** begin Stored data **
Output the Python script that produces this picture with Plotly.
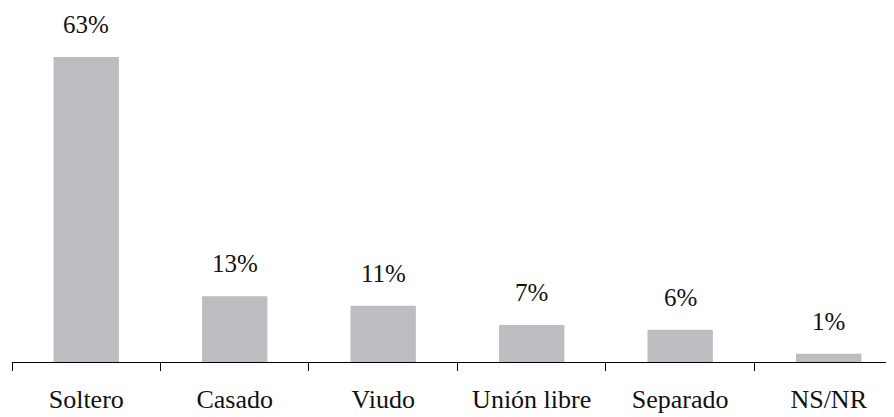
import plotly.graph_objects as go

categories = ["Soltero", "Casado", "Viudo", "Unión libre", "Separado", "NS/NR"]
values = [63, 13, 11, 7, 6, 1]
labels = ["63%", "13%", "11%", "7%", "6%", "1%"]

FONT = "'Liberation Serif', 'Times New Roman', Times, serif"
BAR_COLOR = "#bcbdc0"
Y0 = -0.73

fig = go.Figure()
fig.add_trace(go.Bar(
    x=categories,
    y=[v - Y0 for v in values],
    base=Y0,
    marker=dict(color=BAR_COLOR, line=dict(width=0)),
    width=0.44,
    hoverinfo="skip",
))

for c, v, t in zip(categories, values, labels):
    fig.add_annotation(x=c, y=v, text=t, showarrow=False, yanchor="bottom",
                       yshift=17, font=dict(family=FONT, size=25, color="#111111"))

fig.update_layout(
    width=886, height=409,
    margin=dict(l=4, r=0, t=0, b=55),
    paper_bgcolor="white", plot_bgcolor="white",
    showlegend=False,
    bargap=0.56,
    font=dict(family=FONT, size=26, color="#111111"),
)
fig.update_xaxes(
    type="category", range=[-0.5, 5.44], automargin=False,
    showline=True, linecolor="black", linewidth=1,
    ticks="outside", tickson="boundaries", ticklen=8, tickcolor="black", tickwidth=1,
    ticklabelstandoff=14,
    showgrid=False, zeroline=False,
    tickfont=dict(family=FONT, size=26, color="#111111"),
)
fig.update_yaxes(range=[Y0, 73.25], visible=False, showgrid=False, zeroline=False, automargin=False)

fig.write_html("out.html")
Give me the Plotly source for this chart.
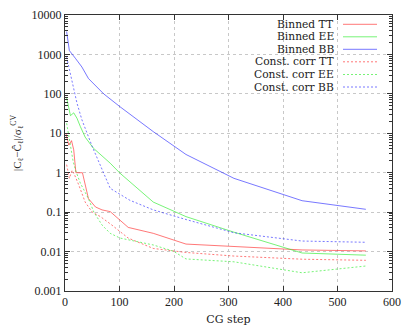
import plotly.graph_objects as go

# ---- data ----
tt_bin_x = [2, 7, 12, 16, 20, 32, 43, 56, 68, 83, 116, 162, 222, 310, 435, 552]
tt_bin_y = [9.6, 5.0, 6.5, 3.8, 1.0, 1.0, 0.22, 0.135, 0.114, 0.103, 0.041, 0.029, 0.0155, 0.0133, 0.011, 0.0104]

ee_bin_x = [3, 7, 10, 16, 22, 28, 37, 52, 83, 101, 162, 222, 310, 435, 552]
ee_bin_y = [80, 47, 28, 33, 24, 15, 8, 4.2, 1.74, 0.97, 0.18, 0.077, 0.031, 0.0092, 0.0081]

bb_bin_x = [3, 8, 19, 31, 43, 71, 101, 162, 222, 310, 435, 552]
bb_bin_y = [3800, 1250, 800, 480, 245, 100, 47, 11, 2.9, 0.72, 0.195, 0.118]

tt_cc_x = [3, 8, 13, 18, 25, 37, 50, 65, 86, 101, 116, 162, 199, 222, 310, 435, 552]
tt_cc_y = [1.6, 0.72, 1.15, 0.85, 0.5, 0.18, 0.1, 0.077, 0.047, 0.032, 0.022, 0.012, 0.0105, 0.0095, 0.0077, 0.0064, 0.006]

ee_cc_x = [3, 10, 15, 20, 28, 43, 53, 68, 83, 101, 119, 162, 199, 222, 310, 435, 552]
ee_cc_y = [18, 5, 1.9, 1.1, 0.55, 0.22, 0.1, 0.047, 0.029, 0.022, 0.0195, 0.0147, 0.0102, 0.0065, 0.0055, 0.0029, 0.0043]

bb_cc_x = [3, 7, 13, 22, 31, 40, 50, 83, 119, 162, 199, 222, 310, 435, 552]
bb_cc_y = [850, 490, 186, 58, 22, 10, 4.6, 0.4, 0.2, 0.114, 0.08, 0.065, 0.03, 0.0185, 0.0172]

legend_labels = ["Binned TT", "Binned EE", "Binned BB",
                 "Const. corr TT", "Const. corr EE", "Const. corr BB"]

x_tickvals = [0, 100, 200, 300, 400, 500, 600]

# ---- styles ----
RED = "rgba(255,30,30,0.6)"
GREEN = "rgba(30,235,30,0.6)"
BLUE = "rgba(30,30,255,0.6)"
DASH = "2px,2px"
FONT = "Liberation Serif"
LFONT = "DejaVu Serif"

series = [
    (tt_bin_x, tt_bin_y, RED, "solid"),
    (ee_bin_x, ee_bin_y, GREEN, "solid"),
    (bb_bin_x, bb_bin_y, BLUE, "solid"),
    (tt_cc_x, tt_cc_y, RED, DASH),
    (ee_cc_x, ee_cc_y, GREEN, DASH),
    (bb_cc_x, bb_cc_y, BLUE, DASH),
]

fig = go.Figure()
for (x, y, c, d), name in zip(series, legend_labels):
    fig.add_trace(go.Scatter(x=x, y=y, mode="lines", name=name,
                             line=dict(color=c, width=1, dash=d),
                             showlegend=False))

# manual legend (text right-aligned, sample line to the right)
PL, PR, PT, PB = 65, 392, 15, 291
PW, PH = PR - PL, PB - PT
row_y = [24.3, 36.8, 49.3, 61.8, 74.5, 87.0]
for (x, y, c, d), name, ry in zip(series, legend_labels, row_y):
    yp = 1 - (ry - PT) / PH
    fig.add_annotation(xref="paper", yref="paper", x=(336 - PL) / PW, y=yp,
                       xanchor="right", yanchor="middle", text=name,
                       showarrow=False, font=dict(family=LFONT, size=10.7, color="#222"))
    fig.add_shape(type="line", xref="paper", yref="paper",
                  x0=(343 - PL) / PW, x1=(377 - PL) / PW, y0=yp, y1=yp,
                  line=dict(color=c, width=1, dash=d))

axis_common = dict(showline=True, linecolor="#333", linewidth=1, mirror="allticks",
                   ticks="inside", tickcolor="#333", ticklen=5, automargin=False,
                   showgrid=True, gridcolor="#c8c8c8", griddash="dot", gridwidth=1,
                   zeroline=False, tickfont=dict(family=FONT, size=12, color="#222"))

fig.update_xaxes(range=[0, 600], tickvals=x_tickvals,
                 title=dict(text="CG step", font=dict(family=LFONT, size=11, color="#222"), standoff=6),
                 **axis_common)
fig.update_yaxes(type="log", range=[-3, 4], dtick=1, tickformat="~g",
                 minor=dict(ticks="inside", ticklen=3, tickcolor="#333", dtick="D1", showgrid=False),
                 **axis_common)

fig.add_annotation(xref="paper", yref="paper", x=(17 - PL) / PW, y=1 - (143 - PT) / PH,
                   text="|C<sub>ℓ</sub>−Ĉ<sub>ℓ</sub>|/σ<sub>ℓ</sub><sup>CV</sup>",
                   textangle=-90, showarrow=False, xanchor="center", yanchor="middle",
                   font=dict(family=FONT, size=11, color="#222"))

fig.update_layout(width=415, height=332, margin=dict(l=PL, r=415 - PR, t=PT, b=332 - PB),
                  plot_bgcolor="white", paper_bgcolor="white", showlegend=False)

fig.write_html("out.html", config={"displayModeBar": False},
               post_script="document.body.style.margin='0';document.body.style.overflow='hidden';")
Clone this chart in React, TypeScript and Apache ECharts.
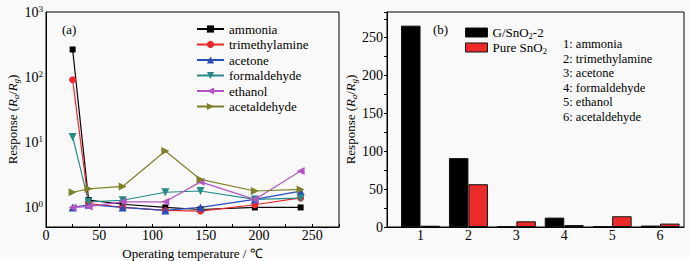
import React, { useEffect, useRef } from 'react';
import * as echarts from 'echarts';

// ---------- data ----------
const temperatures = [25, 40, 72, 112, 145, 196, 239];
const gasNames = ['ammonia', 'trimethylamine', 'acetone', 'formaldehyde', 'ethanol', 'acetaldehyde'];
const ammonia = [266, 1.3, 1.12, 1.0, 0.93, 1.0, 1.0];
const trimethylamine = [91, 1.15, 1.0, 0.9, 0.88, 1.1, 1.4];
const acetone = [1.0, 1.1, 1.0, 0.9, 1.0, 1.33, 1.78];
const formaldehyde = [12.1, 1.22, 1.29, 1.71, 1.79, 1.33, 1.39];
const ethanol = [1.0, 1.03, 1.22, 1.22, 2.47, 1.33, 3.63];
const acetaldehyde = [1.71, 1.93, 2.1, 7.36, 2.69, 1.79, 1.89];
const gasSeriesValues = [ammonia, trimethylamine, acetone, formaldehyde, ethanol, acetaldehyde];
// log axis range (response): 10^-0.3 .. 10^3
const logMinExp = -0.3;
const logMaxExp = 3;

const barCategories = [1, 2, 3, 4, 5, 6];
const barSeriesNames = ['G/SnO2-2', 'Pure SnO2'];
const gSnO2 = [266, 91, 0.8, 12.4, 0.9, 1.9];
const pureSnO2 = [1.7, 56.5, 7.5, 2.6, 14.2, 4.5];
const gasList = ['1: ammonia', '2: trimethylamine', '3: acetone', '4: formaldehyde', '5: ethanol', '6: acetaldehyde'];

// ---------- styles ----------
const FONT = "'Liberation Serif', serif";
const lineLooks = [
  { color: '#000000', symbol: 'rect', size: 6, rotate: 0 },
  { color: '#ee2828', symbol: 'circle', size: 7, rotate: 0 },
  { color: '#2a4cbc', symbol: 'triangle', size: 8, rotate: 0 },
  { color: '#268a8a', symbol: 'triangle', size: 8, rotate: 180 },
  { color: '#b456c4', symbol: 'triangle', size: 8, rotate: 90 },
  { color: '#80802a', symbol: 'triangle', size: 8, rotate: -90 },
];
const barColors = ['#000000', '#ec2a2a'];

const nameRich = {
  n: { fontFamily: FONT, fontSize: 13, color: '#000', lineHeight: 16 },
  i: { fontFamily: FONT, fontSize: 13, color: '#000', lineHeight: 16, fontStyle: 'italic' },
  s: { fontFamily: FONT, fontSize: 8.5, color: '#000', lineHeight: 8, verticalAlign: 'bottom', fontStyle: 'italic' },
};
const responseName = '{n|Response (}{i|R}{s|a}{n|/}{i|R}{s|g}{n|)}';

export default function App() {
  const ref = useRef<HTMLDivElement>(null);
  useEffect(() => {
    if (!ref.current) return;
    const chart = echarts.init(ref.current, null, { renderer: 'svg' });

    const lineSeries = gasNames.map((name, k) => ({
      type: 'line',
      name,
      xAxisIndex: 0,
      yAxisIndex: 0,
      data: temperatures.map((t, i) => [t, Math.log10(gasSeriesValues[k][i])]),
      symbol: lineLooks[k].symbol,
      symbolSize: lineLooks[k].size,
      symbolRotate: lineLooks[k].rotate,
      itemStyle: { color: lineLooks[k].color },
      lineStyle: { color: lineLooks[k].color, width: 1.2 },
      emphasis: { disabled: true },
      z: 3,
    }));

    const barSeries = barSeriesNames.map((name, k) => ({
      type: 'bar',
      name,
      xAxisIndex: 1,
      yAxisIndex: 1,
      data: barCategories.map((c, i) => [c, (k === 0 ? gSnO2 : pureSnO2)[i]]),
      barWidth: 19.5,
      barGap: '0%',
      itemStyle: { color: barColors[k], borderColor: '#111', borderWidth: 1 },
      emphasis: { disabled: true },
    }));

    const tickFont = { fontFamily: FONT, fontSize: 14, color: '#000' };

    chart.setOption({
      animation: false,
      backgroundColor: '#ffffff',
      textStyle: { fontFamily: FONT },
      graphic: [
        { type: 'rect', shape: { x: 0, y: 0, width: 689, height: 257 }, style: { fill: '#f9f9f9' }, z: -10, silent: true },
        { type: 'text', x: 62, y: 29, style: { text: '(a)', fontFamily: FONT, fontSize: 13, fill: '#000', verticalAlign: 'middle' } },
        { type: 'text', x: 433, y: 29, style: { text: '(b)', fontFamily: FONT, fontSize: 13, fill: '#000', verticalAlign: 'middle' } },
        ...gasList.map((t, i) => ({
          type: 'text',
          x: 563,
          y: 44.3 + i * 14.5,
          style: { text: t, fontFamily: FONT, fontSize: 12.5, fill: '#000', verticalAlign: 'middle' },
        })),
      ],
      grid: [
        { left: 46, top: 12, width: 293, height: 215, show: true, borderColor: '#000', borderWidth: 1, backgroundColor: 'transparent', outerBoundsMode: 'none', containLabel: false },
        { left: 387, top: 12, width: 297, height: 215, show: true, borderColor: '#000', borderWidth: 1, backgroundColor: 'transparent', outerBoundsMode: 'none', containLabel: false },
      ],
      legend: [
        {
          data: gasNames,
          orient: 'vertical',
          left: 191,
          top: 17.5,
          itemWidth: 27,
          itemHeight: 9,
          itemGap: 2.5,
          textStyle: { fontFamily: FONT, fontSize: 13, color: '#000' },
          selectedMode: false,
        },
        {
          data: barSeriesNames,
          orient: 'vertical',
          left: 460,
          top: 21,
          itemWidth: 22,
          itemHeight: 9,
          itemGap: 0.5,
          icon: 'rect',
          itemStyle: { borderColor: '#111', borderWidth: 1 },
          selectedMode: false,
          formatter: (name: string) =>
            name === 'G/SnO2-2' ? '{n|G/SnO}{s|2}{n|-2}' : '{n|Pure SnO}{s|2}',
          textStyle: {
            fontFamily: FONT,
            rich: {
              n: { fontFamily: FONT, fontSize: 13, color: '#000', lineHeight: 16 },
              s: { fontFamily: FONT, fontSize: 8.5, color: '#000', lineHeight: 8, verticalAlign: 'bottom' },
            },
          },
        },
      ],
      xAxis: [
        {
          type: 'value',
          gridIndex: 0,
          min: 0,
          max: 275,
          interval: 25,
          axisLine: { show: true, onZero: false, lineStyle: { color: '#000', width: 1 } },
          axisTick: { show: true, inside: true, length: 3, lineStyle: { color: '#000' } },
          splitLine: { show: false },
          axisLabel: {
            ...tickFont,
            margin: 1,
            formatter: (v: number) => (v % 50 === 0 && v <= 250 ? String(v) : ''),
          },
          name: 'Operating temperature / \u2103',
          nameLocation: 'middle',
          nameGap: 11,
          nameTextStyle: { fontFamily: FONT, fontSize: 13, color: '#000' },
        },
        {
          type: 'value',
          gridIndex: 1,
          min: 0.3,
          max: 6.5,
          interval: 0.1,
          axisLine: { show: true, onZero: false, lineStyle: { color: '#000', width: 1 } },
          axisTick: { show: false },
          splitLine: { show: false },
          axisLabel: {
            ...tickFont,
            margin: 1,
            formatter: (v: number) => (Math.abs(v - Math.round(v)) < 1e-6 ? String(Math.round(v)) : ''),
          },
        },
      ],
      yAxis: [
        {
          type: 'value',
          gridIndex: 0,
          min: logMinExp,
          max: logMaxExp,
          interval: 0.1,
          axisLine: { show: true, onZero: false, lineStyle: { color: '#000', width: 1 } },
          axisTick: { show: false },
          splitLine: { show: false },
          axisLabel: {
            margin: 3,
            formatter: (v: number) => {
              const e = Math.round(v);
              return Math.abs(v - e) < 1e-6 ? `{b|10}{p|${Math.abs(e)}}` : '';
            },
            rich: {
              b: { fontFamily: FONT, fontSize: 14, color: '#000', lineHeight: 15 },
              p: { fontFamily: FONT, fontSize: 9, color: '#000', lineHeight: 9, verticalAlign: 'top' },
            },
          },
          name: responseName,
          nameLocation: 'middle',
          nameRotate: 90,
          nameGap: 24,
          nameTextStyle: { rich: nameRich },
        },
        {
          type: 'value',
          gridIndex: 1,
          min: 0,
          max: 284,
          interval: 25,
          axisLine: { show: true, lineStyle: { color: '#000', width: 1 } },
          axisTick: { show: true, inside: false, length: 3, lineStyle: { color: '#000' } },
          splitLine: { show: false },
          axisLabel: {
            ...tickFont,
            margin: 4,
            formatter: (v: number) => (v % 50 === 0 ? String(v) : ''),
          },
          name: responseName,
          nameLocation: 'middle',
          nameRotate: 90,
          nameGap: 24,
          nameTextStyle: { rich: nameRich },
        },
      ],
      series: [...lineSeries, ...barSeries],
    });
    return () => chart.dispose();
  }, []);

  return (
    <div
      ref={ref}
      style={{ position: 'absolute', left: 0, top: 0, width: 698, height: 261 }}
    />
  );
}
** end Stored data **
→ **Short problem**:
Determine the number of lines in the data that contain "React" as a word or string, and state only that number.

→ **Exercise answer**:
2